For that, you’d create an empty LXD VM and then install IPfire on it with:

  • lxc init ipfire --empty --vm -c limits.cpu=2 -c limits.memory=4GiB -c security.secureboot=false
  • lxc config device override ipfire root size=50GiB
  • lxc config device add ipfire install disk source=/path/to/installation/iso/file
  • lxc config device add ipfire eth0 nic nictype=bridged name=eth0 parent=br0
  • lxc config device add ipfire eth1 nic nictype=bridged name=eth1 parent=br1
  • lxc start ipfire --console=vga

This will create an empty VM that has 2 vCPU and 4GB of RAM as well as secureboot disabled.
It will then grow the disk from the default 10GB to 50GB (not sure how much IPfire needs).
Then you add the two NICs (this will vary based on your setup).
And lastly you start the VM with the VGA console attached so you can go through the install.

Once installed, stop the VM and do lxc config device remove ipfire install to detach the install media.

Hope that helps!

Hi @stgraber

You help me allot. However one more question. Ik now have 2 Nics in bridge mode on my Debian host. Can i add the network bridges directly to the vm?

i think i got it.

However can i also do the install with a vnc client? --vga is not working. i have a headless server.

You can get the output of the console from a headless LXD server by using a remote lxc client.

Hi Thomas

How can i achive this. If u do lxc start ipfire console and font het any input (no graphical) i am ussing SSH putty

You can use a machine that isn’t headless to connect to a headless server running LXD.

e.g.

lxc console myremote:<my instance> --type=vga

so i have to install a machine with lxd on it to connect to the remote?

if i do this on a remote machine that has a desktop i get the following error

unable to init server: Could not connect: Connection refused
(remote-viewer:6333): Gtk-Warning **: 18:23:07.460: cannot open display:

allredeay worked for me.

how can we backup a lxd vm. is a lxc export enough?
and since the virtual machine runs on lxd can i remove the kvm packages?

Btw i want to give you al my compliments on lxd.

@stgraber @tomp you guys are doing a great job.

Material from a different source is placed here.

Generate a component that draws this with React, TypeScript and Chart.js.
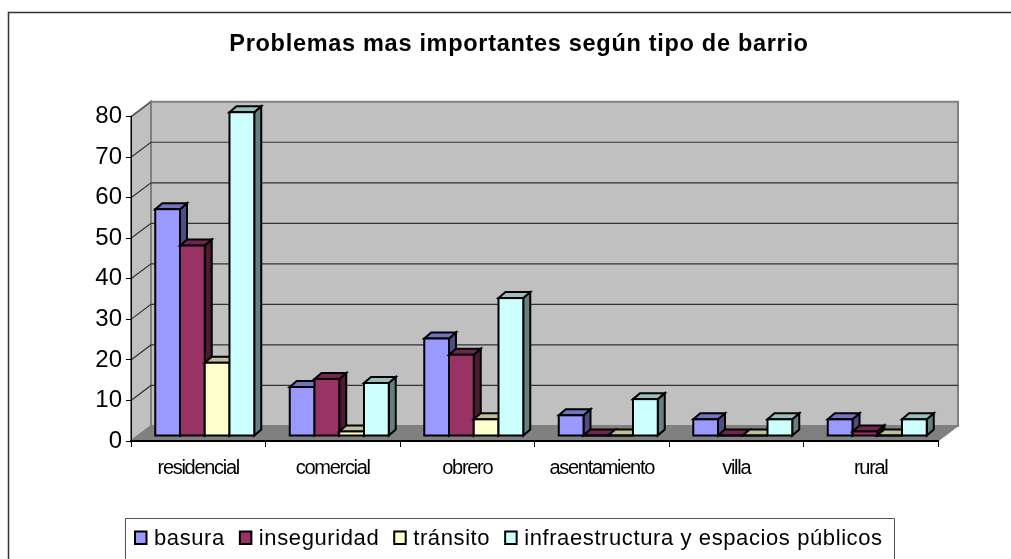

I love lxd and dont wont to use other virtualization any more!

kind regards chris.

Thanks!

If you are using the snap package of LXD then that includes the required QEMU software and doesn’t need external KVM packages.

You can export an instance to a file using lxc export <instance> <file name> and then reimport it later using lxc import <file name>.

Hi,

how can i add ram and hdd space to an excisting lxd vm machine?

In both cases, you’ll want to shut it down first.
For memory, you do: lxc config set NAME limits.memory=4GiB
For disk, it’s either of those (depending on whether you’ve already changed it):

  • lxc config device override NAME root size=20GiB
  • lxc config set NAME root size=20GiB

Note that for disk, if you’re not using an image which has cloud-init baked in, you’ll need to manually grow your partitions after the fact. This can usually be done with a tool called growpart that you can install on most distros.

  • growpart /dev/sda 2
  • resize2fs /dev/sda2

Image that include cloud-init will do that automatically for you on boot.